There is so, so much I loved in the middle section of this book. The writing is beautiful. The relationships between Tirza and her family are perfectly rendered: complex, loving, loyal even in the absence of understanding. I adored the bond between Tirza and her four siblings, and the way that Tirza’s muteness was just a fact to them, not something that made them think of her as helpless or less than the rest of them. The magic system is the best kind of soft magic - you never really know what it can do, because it’s not the kind of magic that can be pinned down with rules, and even the characters relying on it don’t fully understand it or what it will ask of them. I gasped out loud when I realized the big twist to the magic, something that had been right in front of me the whole time but cleverly hidden in the story so that I didn’t see it until the author wanted me to. There is a deep sense of danger and dread underlying everything that happens. The atmosphere in this thing - the creeping sense of inevitability as tragedies and “accidents” pile up, the growing awareness that our heroes and heroines are pawns of forces beyond them. The way the natural world of Castle Ocean, with its cliffs and beaches and architecture that seems to be alive in some way, is another character in the story. The POV work is brilliant; the story shifts between multiple characters, not only Tirza, her family and some of their people, but also some of the Imperials who have come to try to seize Castle Ocean for their Emperor and his world of order, and it’s striking to watch the breakdown in those characters’ views as their belief in a world that makes sense crumbles in the face of Castle Ocean’s weirdness. You also become aware that there are characters who are hiding their knowledge from you, and again, that’s done in a way that feels natural, not manipulative.

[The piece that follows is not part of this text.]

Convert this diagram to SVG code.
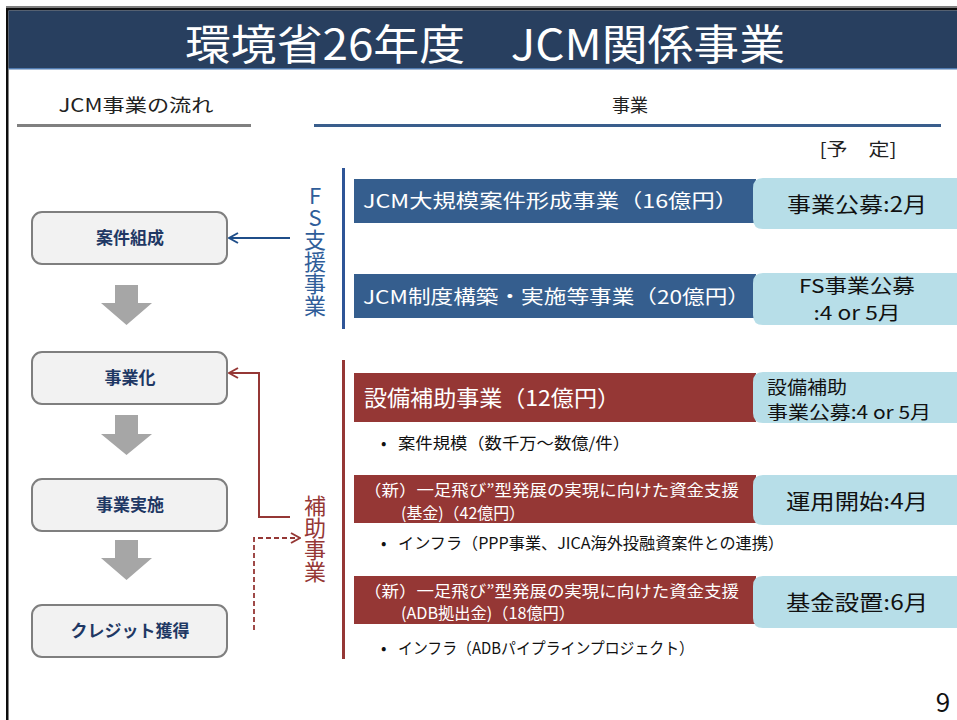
<svg xmlns="http://www.w3.org/2000/svg" width="957" height="720" viewBox="0 0 957 720">
<defs>
<style>
.jp{font-family:"Noto Sans CJK JP","Noto Sans",sans-serif;}
.node rect{fill:#F2F2F2;stroke:#7F7F7F;stroke-width:2;}
.node text{font-family:"Noto Sans CJK JP",sans-serif;font-weight:bold;font-size:17px;fill:#1F3864;text-anchor:middle;}
.bar-b{fill:#355E8E;}
.bar-r{fill:#953735;}
.sched{fill:#B7DEE8;}
.wt{fill:#FFFFFF;}
.bk{fill:#111111;}
.blk{fill:#A6A6A6;}
.vert{writing-mode:vertical-rl;text-orientation:upright;}
</style>
<marker id="chevB" markerWidth="12" markerHeight="12" refX="11" refY="6" orient="auto" markerUnits="userSpaceOnUse">
<path d="M2,1 L11,6 L2,11" fill="none" stroke="#1F4E89" stroke-width="2"/>
</marker>
<marker id="chevR" markerWidth="12" markerHeight="12" refX="11" refY="6" orient="auto" markerUnits="userSpaceOnUse">
<path d="M2,1 L11,6 L2,11" fill="none" stroke="#953735" stroke-width="2"/>
</marker>
</defs>
<rect x="0" y="0" width="957" height="720" fill="#FFFFFF"/>
<!-- frame and title band -->
<rect x="6" y="6" width="951" height="2" fill="#7F7F7F"/>
<rect x="6" y="8" width="951" height="2.5" fill="#0D0D0D"/>
<rect x="6" y="8" width="2.5" height="712" fill="#0D0D0D"/>
<rect x="8.5" y="10.5" width="948.5" height="57.5" fill="#283F5F"/>
<rect x="8.5" y="68" width="948.5" height="1.5" fill="#4F7AB0"/>
<text x="485" y="60" class="jp" font-size="42" fill="#FFFFFF" text-anchor="middle" textLength="600" lengthAdjust="spacingAndGlyphs">環境省26年度　JCM関係事業</text>

<!-- section headers -->
<text x="136" y="112" class="jp" font-size="18" fill="#222222" text-anchor="middle" textLength="155" lengthAdjust="spacingAndGlyphs">JCM事業の流れ</text>
<rect x="17" y="124" width="234" height="3" fill="#808080"/>
<text x="630" y="112" class="jp" font-size="18" fill="#222222" text-anchor="middle">事業</text>
<rect x="314" y="124" width="627" height="3" fill="#3A5E8C"/>
<text x="858" y="156" class="jp" font-size="18" fill="#222222" text-anchor="middle" textLength="77" lengthAdjust="spacingAndGlyphs">[予　定]</text>

<!-- flow nodes -->
<g id="node-anken" class="node"><rect x="32" y="212" width="195" height="52" rx="10"/><text x="130" y="244">案件組成</text></g>
<g id="node-jigyoka" class="node"><rect x="32" y="352" width="195" height="52" rx="10"/><text x="130" y="384">事業化</text></g>
<g id="node-jisshi" class="node"><rect x="32" y="479" width="195" height="52" rx="10"/><text x="130" y="511">事業実施</text></g>
<g id="node-credit" class="node"><rect x="32" y="605" width="195" height="52" rx="10"/><text x="130" y="637">クレジット獲得</text></g>

<!-- block arrows between flow nodes -->
<g id="flow-arrows" class="blk">
<path d="M115,285 H138 V303 H152 L126.5,325 L101,303 H115 Z"/>
<path d="M115,415 H138 V434 H152 L126.5,455 L101,434 H115 Z"/>
<path d="M115,540 H138 V558 H152 L126.5,580 L101,558 H115 Z"/>
</g>

<!-- connectors -->
<g id="connectors" fill="none">
<path d="M290,238 H229" stroke="#1F4E89" stroke-width="2" marker-end="url(#chevB)"/>
<path d="M290,517 H259 V373 H229" stroke="#953735" stroke-width="2" marker-end="url(#chevR)"/>
<path d="M254,630 V538 H300" stroke="#953735" stroke-width="1.8" stroke-dasharray="5,3" marker-end="url(#chevR)"/>
</g>

<!-- FS support label -->
<g id="fs-label">
<rect x="342" y="168" width="3" height="161" fill="#2F5597"/>
<text x="315" y="185" class="jp vert" font-size="22" fill="#2F5D99">FS支援事業</text>
</g>

<!-- subsidy label -->
<g id="hojo-label">
<rect x="342" y="360" width="3" height="299" fill="#953735"/>
<text x="315" y="495" class="jp vert" font-size="22" fill="#953735">補助事業</text>
</g>

<!-- FS projects -->
<g id="fs-large">
<rect x="354" y="179" width="402" height="44" class="bar-b"/>
<text x="363" y="208" class="jp wt" font-size="19" textLength="375" lengthAdjust="spacingAndGlyphs">JCM大規模案件形成事業（16億円）</text>
</g>
<g id="sched-1">
<path d="M763,178 H957 V229 H763 Q753,229 753,219 V188 Q753,178 763,178 Z" class="sched"/>
<text x="857" y="212" class="jp bk" font-size="21" text-anchor="middle" textLength="140" lengthAdjust="spacingAndGlyphs">事業公募:2月</text>
</g>
<g id="fs-system">
<rect x="354" y="274" width="402" height="44" class="bar-b"/>
<text x="363" y="304" class="jp wt" font-size="19" textLength="387" lengthAdjust="spacingAndGlyphs">JCM制度構築・実施等事業（20億円）</text>
</g>
<g id="sched-2">
<path d="M763,273 H957 V325 H763 Q753,325 753,315 V283 Q753,273 763,273 Z" class="sched"/>
<text x="857" y="293" class="jp bk" font-size="19" text-anchor="middle" textLength="116" lengthAdjust="spacingAndGlyphs">FS事業公募</text>
<text x="857" y="320" class="jp bk" font-size="19" text-anchor="middle" textLength="87" lengthAdjust="spacingAndGlyphs">:4 or 5月</text>
</g>

<!-- subsidy projects -->
<g id="sub-equip">
<rect x="354" y="373" width="402" height="49" class="bar-r"/>
<text x="364" y="406" class="jp wt" font-size="22" textLength="256" lengthAdjust="spacingAndGlyphs">設備補助事業（12億円）</text>
</g>
<g id="sched-3">
<path d="M763,372 H957 V423 H763 Q753,423 753,413 V382 Q753,372 763,372 Z" class="sched"/>
<text x="767" y="394" class="jp bk" font-size="18" textLength="80" lengthAdjust="spacingAndGlyphs">設備補助</text>
<text x="767" y="419" class="jp bk" font-size="18" textLength="164" lengthAdjust="spacingAndGlyphs">事業公募:4 or 5月</text>
</g>
<text x="381" y="449" class="jp bk" font-size="16">•</text>
<text x="398" y="449" class="jp bk" font-size="16" textLength="232" lengthAdjust="spacingAndGlyphs">案件規模（数千万～数億/件）</text>

<g id="sub-fund">
<rect x="354" y="475" width="402" height="48" class="bar-r"/>
<text x="364" y="496" class="jp wt" font-size="16" textLength="375" lengthAdjust="spacingAndGlyphs">（新）一足飛び”型発展の実現に向けた資金支援</text>
<text x="401" y="519" class="jp wt" font-size="16" textLength="124" lengthAdjust="spacingAndGlyphs">(基金)（42億円）</text>
</g>
<g id="sched-4">
<path d="M763,475 H957 V525 H763 Q753,525 753,515 V485 Q753,475 763,475 Z" class="sched"/>
<text x="857" y="509" class="jp bk" font-size="21" text-anchor="middle" textLength="142" lengthAdjust="spacingAndGlyphs">運用開始:4月</text>
</g>
<text x="381" y="549" class="jp bk" font-size="16">•</text>
<text x="398" y="549" class="jp bk" font-size="16" textLength="386" lengthAdjust="spacingAndGlyphs">インフラ（PPP事業、JICA海外投融資案件との連携）</text>

<g id="sub-adb">
<rect x="354" y="576" width="402" height="48" class="bar-r"/>
<text x="364" y="597" class="jp wt" font-size="16" textLength="375" lengthAdjust="spacingAndGlyphs">（新）一足飛び”型発展の実現に向けた資金支援</text>
<text x="401" y="619" class="jp wt" font-size="16" textLength="174" lengthAdjust="spacingAndGlyphs">(ADB拠出金)（18億円）</text>
</g>
<g id="sched-5">
<path d="M763,576 H957 V628 H763 Q753,628 753,618 V586 Q753,576 763,576 Z" class="sched"/>
<text x="857" y="610" class="jp bk" font-size="21" text-anchor="middle" textLength="142" lengthAdjust="spacingAndGlyphs">基金設置:6月</text>
</g>
<text x="381" y="654" class="jp bk" font-size="16">•</text>
<text x="398" y="654" class="jp bk" font-size="16" textLength="296" lengthAdjust="spacingAndGlyphs">インフラ（ADBパイプラインプロジェクト）</text>

<text x="943" y="712" class="jp bk" font-size="26" text-anchor="middle">9</text>
</svg>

But then you get to the ending and… I didn’t expect every loose thread to be tied up because that’s not the kind of book this is. A big theme is that these characters don’t really understand much about their home or their heritage, so of course there would be mysteries that remained when the story was done. But I expected some of the many hints at bigger forces at work to pay off. Instead, the story ended incredibly abruptly and without really resolving much except maybe one or two character arcs.
The frustrating ending definitely brought this book down for me, but not so much that I don’t want to immediately read everything else Cecelia Holland has written.